A viagem de Zelensky é importante por razões simbólicas e práticas. Do ponto de vista simbólico, alude à defesa de um conjunto de valores que os dois países tem em comum, reforça o compromisso de cooperação bilateral no contexto da guerra, e sela a difusão da mensagem de que as forças ucranianas, em parceria com a aliança ocidental, seguem resilientes diante da agressão russa.
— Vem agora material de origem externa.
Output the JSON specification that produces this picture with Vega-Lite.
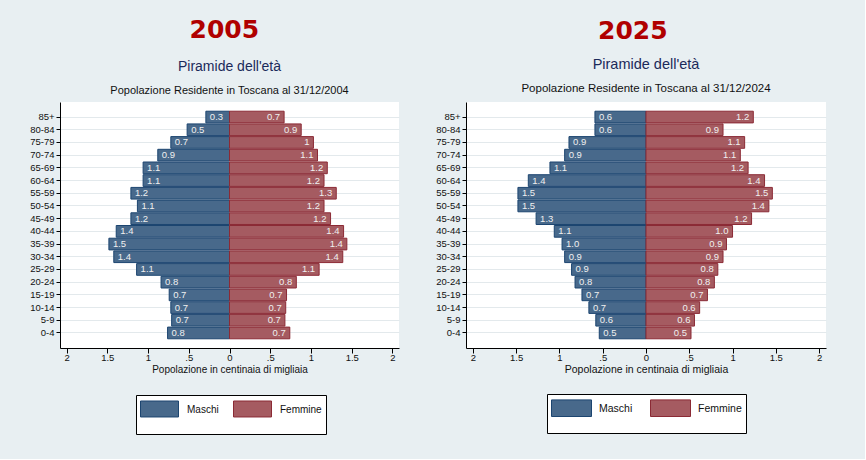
{
  "$schema": "https://vega.github.io/schema/vega-lite/v6.json",
  "background": "#e8eff2",
  "padding": {"left": 29, "top": 18, "right": 39, "bottom": 24},
  "config": {
    "view": {"stroke": null, "fill": "white"},
    "font": "Liberation Sans",
    "concat": {"spacing": 36},
    "axis": {
      "domainColor": "black",
      "tickColor": "black",
      "labelColor": "#111111",
      "titleColor": "#111111",
      "labelFont": "Liberation Sans",
      "titleFont": "Liberation Sans",
      "titleFontWeight": "normal"
    }
  },
  "datasets": {
    "p2005": [
      {"age": "85+", "sex": "Maschi", "value": -0.29, "label": "0.3"},
      {"age": "85+", "sex": "Femmine", "value": 0.67, "label": "0.7"},
      {"age": "80-84", "sex": "Maschi", "value": -0.52, "label": "0.5"},
      {"age": "80-84", "sex": "Femmine", "value": 0.88, "label": "0.9"},
      {"age": "75-79", "sex": "Maschi", "value": -0.72, "label": "0.7"},
      {"age": "75-79", "sex": "Femmine", "value": 1.03, "label": "1"},
      {"age": "70-74", "sex": "Maschi", "value": -0.88, "label": "0.9"},
      {"age": "70-74", "sex": "Femmine", "value": 1.08, "label": "1.1"},
      {"age": "65-69", "sex": "Maschi", "value": -1.06, "label": "1.1"},
      {"age": "65-69", "sex": "Femmine", "value": 1.2, "label": "1.2"},
      {"age": "60-64", "sex": "Maschi", "value": -1.06, "label": "1.1"},
      {"age": "60-64", "sex": "Femmine", "value": 1.16, "label": "1.2"},
      {"age": "55-59", "sex": "Maschi", "value": -1.21, "label": "1.2"},
      {"age": "55-59", "sex": "Femmine", "value": 1.31, "label": "1.3"},
      {"age": "50-54", "sex": "Maschi", "value": -1.13, "label": "1.1"},
      {"age": "50-54", "sex": "Femmine", "value": 1.16, "label": "1.2"},
      {"age": "45-49", "sex": "Maschi", "value": -1.21, "label": "1.2"},
      {"age": "45-49", "sex": "Femmine", "value": 1.24, "label": "1.2"},
      {"age": "40-44", "sex": "Maschi", "value": -1.39, "label": "1.4"},
      {"age": "40-44", "sex": "Femmine", "value": 1.4, "label": "1.4"},
      {"age": "35-39", "sex": "Maschi", "value": -1.48, "label": "1.5"},
      {"age": "35-39", "sex": "Femmine", "value": 1.44, "label": "1.4"},
      {"age": "30-34", "sex": "Maschi", "value": -1.42, "label": "1.4"},
      {"age": "30-34", "sex": "Femmine", "value": 1.39, "label": "1.4"},
      {"age": "25-29", "sex": "Maschi", "value": -1.14, "label": "1.1"},
      {"age": "25-29", "sex": "Femmine", "value": 1.1, "label": "1.1"},
      {"age": "20-24", "sex": "Maschi", "value": -0.84, "label": "0.8"},
      {"age": "20-24", "sex": "Femmine", "value": 0.82, "label": "0.8"},
      {"age": "15-19", "sex": "Maschi", "value": -0.74, "label": "0.7"},
      {"age": "15-19", "sex": "Femmine", "value": 0.7, "label": "0.7"},
      {"age": "10-14", "sex": "Maschi", "value": -0.72, "label": "0.7"},
      {"age": "10-14", "sex": "Femmine", "value": 0.69, "label": "0.7"},
      {"age": "5-9", "sex": "Maschi", "value": -0.71, "label": "0.7"},
      {"age": "5-9", "sex": "Femmine", "value": 0.68, "label": "0.7"},
      {"age": "0-4", "sex": "Maschi", "value": -0.76, "label": "0.8"},
      {"age": "0-4", "sex": "Femmine", "value": 0.74, "label": "0.7"}
    ],
    "p2025": [
      {"age": "85+", "sex": "Maschi", "value": -0.59, "label": "0.6"},
      {"age": "85+", "sex": "Femmine", "value": 1.24, "label": "1.2"},
      {"age": "80-84", "sex": "Maschi", "value": -0.59, "label": "0.6"},
      {"age": "80-84", "sex": "Femmine", "value": 0.89, "label": "0.9"},
      {"age": "75-79", "sex": "Maschi", "value": -0.89, "label": "0.9"},
      {"age": "75-79", "sex": "Femmine", "value": 1.14, "label": "1.1"},
      {"age": "70-74", "sex": "Maschi", "value": -0.94, "label": "0.9"},
      {"age": "70-74", "sex": "Femmine", "value": 1.09, "label": "1.1"},
      {"age": "65-69", "sex": "Maschi", "value": -1.11, "label": "1.1"},
      {"age": "65-69", "sex": "Femmine", "value": 1.18, "label": "1.2"},
      {"age": "60-64", "sex": "Maschi", "value": -1.36, "label": "1.4"},
      {"age": "60-64", "sex": "Femmine", "value": 1.37, "label": "1.4"},
      {"age": "55-59", "sex": "Maschi", "value": -1.48, "label": "1.5"},
      {"age": "55-59", "sex": "Femmine", "value": 1.46, "label": "1.5"},
      {"age": "50-54", "sex": "Maschi", "value": -1.48, "label": "1.5"},
      {"age": "50-54", "sex": "Femmine", "value": 1.42, "label": "1.4"},
      {"age": "45-49", "sex": "Maschi", "value": -1.27, "label": "1.3"},
      {"age": "45-49", "sex": "Femmine", "value": 1.22, "label": "1.2"},
      {"age": "40-44", "sex": "Maschi", "value": -1.06, "label": "1.1"},
      {"age": "40-44", "sex": "Femmine", "value": 1.0, "label": "1.0"},
      {"age": "35-39", "sex": "Maschi", "value": -0.97, "label": "1.0"},
      {"age": "35-39", "sex": "Femmine", "value": 0.93, "label": "0.9"},
      {"age": "30-34", "sex": "Maschi", "value": -0.94, "label": "0.9"},
      {"age": "30-34", "sex": "Femmine", "value": 0.89, "label": "0.9"},
      {"age": "25-29", "sex": "Maschi", "value": -0.86, "label": "0.9"},
      {"age": "25-29", "sex": "Femmine", "value": 0.83, "label": "0.8"},
      {"age": "20-24", "sex": "Maschi", "value": -0.82, "label": "0.8"},
      {"age": "20-24", "sex": "Femmine", "value": 0.79, "label": "0.8"},
      {"age": "15-19", "sex": "Maschi", "value": -0.74, "label": "0.7"},
      {"age": "15-19", "sex": "Femmine", "value": 0.71, "label": "0.7"},
      {"age": "10-14", "sex": "Maschi", "value": -0.66, "label": "0.7"},
      {"age": "10-14", "sex": "Femmine", "value": 0.62, "label": "0.6"},
      {"age": "5-9", "sex": "Maschi", "value": -0.58, "label": "0.6"},
      {"age": "5-9", "sex": "Femmine", "value": 0.56, "label": "0.6"},
      {"age": "0-4", "sex": "Maschi", "value": -0.54, "label": "0.5"},
      {"age": "0-4", "sex": "Femmine", "value": 0.52, "label": "0.5"}
    ]
  },
  "hconcat": [
    {
      "title": {"text": "2005", "font": "DejaVu Sans", "fontSize": 25, "fontWeight": "bold", "color": "#b00000", "anchor": "middle", "offset": 16, "dx": 10, "dy": -0.5},
      "vconcat": [
        {
          "width": 339,
          "height": 246,
          "title": {"text": "Piramide dell'età", "subtitle": "Popolazione Residente in Toscana al 31/12/2004", "frame": "group", "anchor": "middle", "font": "Liberation Sans", "fontSize": 14, "fontWeight": "normal", "color": "#1b2a5a", "subtitleFont": "Liberation Sans", "subtitleFontSize": 11, "subtitleColor": "#111111", "subtitlePadding": 11, "offset": 6.5},
          "data": {"name": "p2005"},
          "encoding": {
            "y": {"field": "age", "type": "nominal", "sort": ["85+", "80-84", "75-79", "70-74", "65-69", "60-64", "55-59", "50-54", "45-49", "40-44", "35-39", "30-34", "25-29", "20-24", "15-19", "10-14", "5-9", "0-4"], "scale": {"paddingInner": 0.08, "paddingOuter": 0.725}, "axis": {"title": null, "grid": true, "gridColor": "#e3e9ec", "bandPosition": 0.5, "tickSize": 4, "labelPadding": 2, "labelFontSize": 9.5}},
            "x": {"field": "value", "type": "quantitative", "scale": {"domain": [-2.08, 2.08], "nice": false}, "axis": {"title": "Popolazione in centinaia di migliaia", "values": [-2, -1.5, -1, -0.5, 0, 0.5, 1, 1.5, 2], "labelExpr": "abs(datum.value) == 0.5 ? '.5' : format(abs(datum.value), '~g')", "grid": false, "tickSize": 5, "labelPadding": -1, "labelFontSize": 9.5, "titleFontSize": 10, "titlePadding": 3}}
          },
          "layer": [
            {
              "mark": {"type": "bar", "strokeWidth": 1},
              "encoding": {
                "color": {"field": "sex", "type": "nominal", "scale": {"domain": ["Maschi", "Femmine"], "range": ["#48698b", "#a55b61"]}, "legend": {"orient": "none", "legendX": 76, "legendY": 293, "direction": "horizontal", "columns": 2, "strokeColor": "black", "fillColor": "white", "padding": 4, "clipHeight": 31, "symbolType": "M-1,-0.71H1V0.13H-1Z", "symbolSize": 1444, "symbolStrokeWidth": 1, "symbolOpacity": 1, "labelFont": "Liberation Sans", "labelFontSize": 10, "labelBaseline": "bottom", "labelColor": "#111111", "labelOffset": 8, "columnPadding": 14, "title": null}},
                "stroke": {"field": "sex", "type": "nominal", "scale": {"domain": ["Maschi", "Femmine"], "range": ["#1c4570", "#8b2a35"]}, "legend": {"orient": "none", "legendX": 76, "legendY": 293, "direction": "horizontal", "columns": 2, "strokeColor": "black", "fillColor": "white", "padding": 4, "clipHeight": 31, "symbolType": "M-1,-0.71H1V0.13H-1Z", "symbolSize": 1444, "symbolStrokeWidth": 1, "symbolOpacity": 1, "labelFont": "Liberation Sans", "labelFontSize": 10, "labelBaseline": "bottom", "labelColor": "#111111", "labelOffset": 8, "columnPadding": 14, "title": null}}
              }
            },
            {
              "transform": [{"filter": "datum.sex === 'Maschi'"}],
              "mark": {"type": "text", "align": "left", "baseline": "middle", "dx": 4, "fontSize": 9.5, "color": "#f0f0f0", "font": "Liberation Sans"},
              "encoding": {"text": {"field": "label", "type": "nominal"}}
            },
            {
              "transform": [{"filter": "datum.sex === 'Femmine'"}],
              "mark": {"type": "text", "align": "right", "baseline": "middle", "dx": -4, "fontSize": 9.5, "color": "#f0f0f0", "font": "Liberation Sans"},
              "encoding": {"text": {"field": "label", "type": "nominal"}}
            }
          ]
        }
      ]
    },
    {
      "title": {"text": "2025", "font": "DejaVu Sans", "fontSize": 25, "fontWeight": "bold", "color": "#b00000", "anchor": "middle", "offset": 16, "dx": 2, "dy": 2.5},
      "vconcat": [
        {
          "width": 360,
          "height": 246,
          "title": {"text": "Piramide dell'età", "subtitle": "Popolazione Residente in Toscana al 31/12/2024", "frame": "group", "anchor": "middle", "font": "Liberation Sans", "fontSize": 14.5, "fontWeight": "normal", "color": "#1b2a5a", "subtitleFont": "Liberation Sans", "subtitleFontSize": 11.5, "subtitleColor": "#111111", "subtitlePadding": 10.5, "offset": 6.5},
          "data": {"name": "p2025"},
          "encoding": {
            "y": {"field": "age", "type": "nominal", "sort": ["85+", "80-84", "75-79", "70-74", "65-69", "60-64", "55-59", "50-54", "45-49", "40-44", "35-39", "30-34", "25-29", "20-24", "15-19", "10-14", "5-9", "0-4"], "scale": {"paddingInner": 0.08, "paddingOuter": 0.725}, "axis": {"title": null, "grid": true, "gridColor": "#e3e9ec", "bandPosition": 0.5, "tickSize": 4, "labelPadding": 2, "labelFontSize": 9.5}},
            "x": {"field": "value", "type": "quantitative", "scale": {"domain": [-2.08, 2.08], "nice": false}, "axis": {"title": "Popolazione in centinaia di migliaia", "values": [-2, -1.5, -1, -0.5, 0, 0.5, 1, 1.5, 2], "labelExpr": "abs(datum.value) == 0.5 ? '.5' : format(abs(datum.value), '~g')", "grid": false, "tickSize": 5, "labelPadding": -1, "labelFontSize": 9.5, "titleFontSize": 10.5, "titlePadding": 3}}
          },
          "layer": [
            {
              "mark": {"type": "bar", "strokeWidth": 1},
              "encoding": {
                "color": {"field": "sex", "type": "nominal", "scale": {"domain": ["Maschi", "Femmine"], "range": ["#48698b", "#a55b61"]}, "legend": {"orient": "none", "legendX": 81, "legendY": 292, "direction": "horizontal", "columns": 2, "strokeColor": "black", "fillColor": "white", "padding": 4, "clipHeight": 31, "symbolType": "M-1,-0.68H1V0.15H-1Z", "symbolSize": 1600, "symbolStrokeWidth": 1, "symbolOpacity": 1, "labelFont": "Liberation Sans", "labelFontSize": 10.5, "labelBaseline": "bottom", "labelColor": "#111111", "labelOffset": 7, "columnPadding": 17, "title": null}},
                "stroke": {"field": "sex", "type": "nominal", "scale": {"domain": ["Maschi", "Femmine"], "range": ["#1c4570", "#8b2a35"]}, "legend": {"orient": "none", "legendX": 81, "legendY": 292, "direction": "horizontal", "columns": 2, "strokeColor": "black", "fillColor": "white", "padding": 4, "clipHeight": 31, "symbolType": "M-1,-0.68H1V0.15H-1Z", "symbolSize": 1600, "symbolStrokeWidth": 1, "symbolOpacity": 1, "labelFont": "Liberation Sans", "labelFontSize": 10.5, "labelBaseline": "bottom", "labelColor": "#111111", "labelOffset": 7, "columnPadding": 17, "title": null}}
              }
            },
            {
              "transform": [{"filter": "datum.sex === 'Maschi'"}],
              "mark": {"type": "text", "align": "left", "baseline": "middle", "dx": 4, "fontSize": 9.5, "color": "#f0f0f0", "font": "Liberation Sans"},
              "encoding": {"text": {"field": "label", "type": "nominal"}}
            },
            {
              "transform": [{"filter": "datum.sex === 'Femmine'"}],
              "mark": {"type": "text", "align": "right", "baseline": "middle", "dx": -4, "fontSize": 9.5, "color": "#f0f0f0", "font": "Liberation Sans"},
              "encoding": {"text": {"field": "label", "type": "nominal"}}
            }
          ]
        }
      ]
    }
  ],
  "resolve": {"scale": {"x": "independent", "y": "independent", "color": "independent", "stroke": "independent"}, "legend": {"color": "independent", "stroke": "independent"}}
}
Do ponto de vista prático, a visita de Zelensky demarca uma nova fase do conflito, que vem com o anúncio de mais ajuda militar dos Estados Unidos à Ucrânia: um novo pacote de US$ 1.85 bilhão, incluindo os famosos mísseis "patriot".

Desde o início do conflito no leste europeu, o apoio à Ucrânia tem sido um dos raros temas de consenso bipartidário nos Estados Unidos. A opinião pública norte-americana assimilou o senso de urgência e a gravidade da situação e as lideranças políticas, em conjunto, aprovaram diversos pacotes milionários de ajuda ao país. Apesar disso, pesquisas recentes mostram que à medida que a guerra continua, as preocupações dos norte-americanos sobre ela diminuem.

Dados do Pew Research Center, por exemplo, indicam que, em setembro de 2022, apenas um quarto dos adultos dizia estar acompanhando as notícias sobre a guerra de forma "extremamente ou muito próxima". Poucos meses antes, em maio, eram 36%. Segundo o estudo: "apenas cerca de dois em cada dez americanos (18%) agora dizem que os Estados Unidos não estão fornecendo apoio suficiente à Ucrânia no conflito. Isso representa uma mudança radical em relação ao início da guerra: em março, logo após o início do conflito, 42% disseram que os EUA não estavam fornecendo apoio suficiente". A preocupação sobre o conflito e o que pensam ser apropriado fazer ou não a respeito dele também encontram diferenças importantes quando a análise leva em conta as preferências partidárias dos entrevistados.

Os números de dezembro de 2022 publicados pelo The Chicago Council on Global Affairs corroboram essa ideia de que é crescente divisão sobre o apoio à Ucrânia. Segundo a pesquisa conduzida por eles, quase metade dos norte-americanos (47%) dizem, nesse momento, que os Estados Unidos deveriam pressionar a Ucrânia por um acordo de paz o mais rápido possível. De acordo com o material, sobretudo o apoio republicano à ajuda à Ucrânia diminuiu notavelmente ao longo do ano e, em geral, dos dois lados, menos dizem que os Estados Unidos devem apoiar a Ucrânia "o tempo que for necessário".

Os Estados Unidos acabaram de eleger maioria republicana para a Câmara dos Representantes. Joe Biden tem uma das piores taxas de aprovação da história e, ainda que informalmente, a campanha para a corrida presidencial de 2024 já está à todo vapor. O país vive um dos grandes períodos de polarização política de sua história, ao mesmo tempo em que a sociedade lida com crises causadas pela inflação, que afeta, principalmente, o preços dos combustíveis e dos alimentos.

O fato é que, apesar das manifestações afetuosas dirigidas a Zelensky e dos aplausos calorosos diante de sua fala, começam a pipocar, nos corredores de Washington, uma série de incômodos sobre o papel dos Estados Unidos nesse conflito. Como explicar ao eleitor norte-americano, no final do dia, que ele deve financiar a defesa da democracia no além-mar quando impera, dentro de casa, a percepção de que sua própria qualidade de vida só faz deteriorar?

Não se enganem com os compromissos que pareçam não ter fim. Ainda é preciso acompanhar de perto as cenas dos próximos capítulos.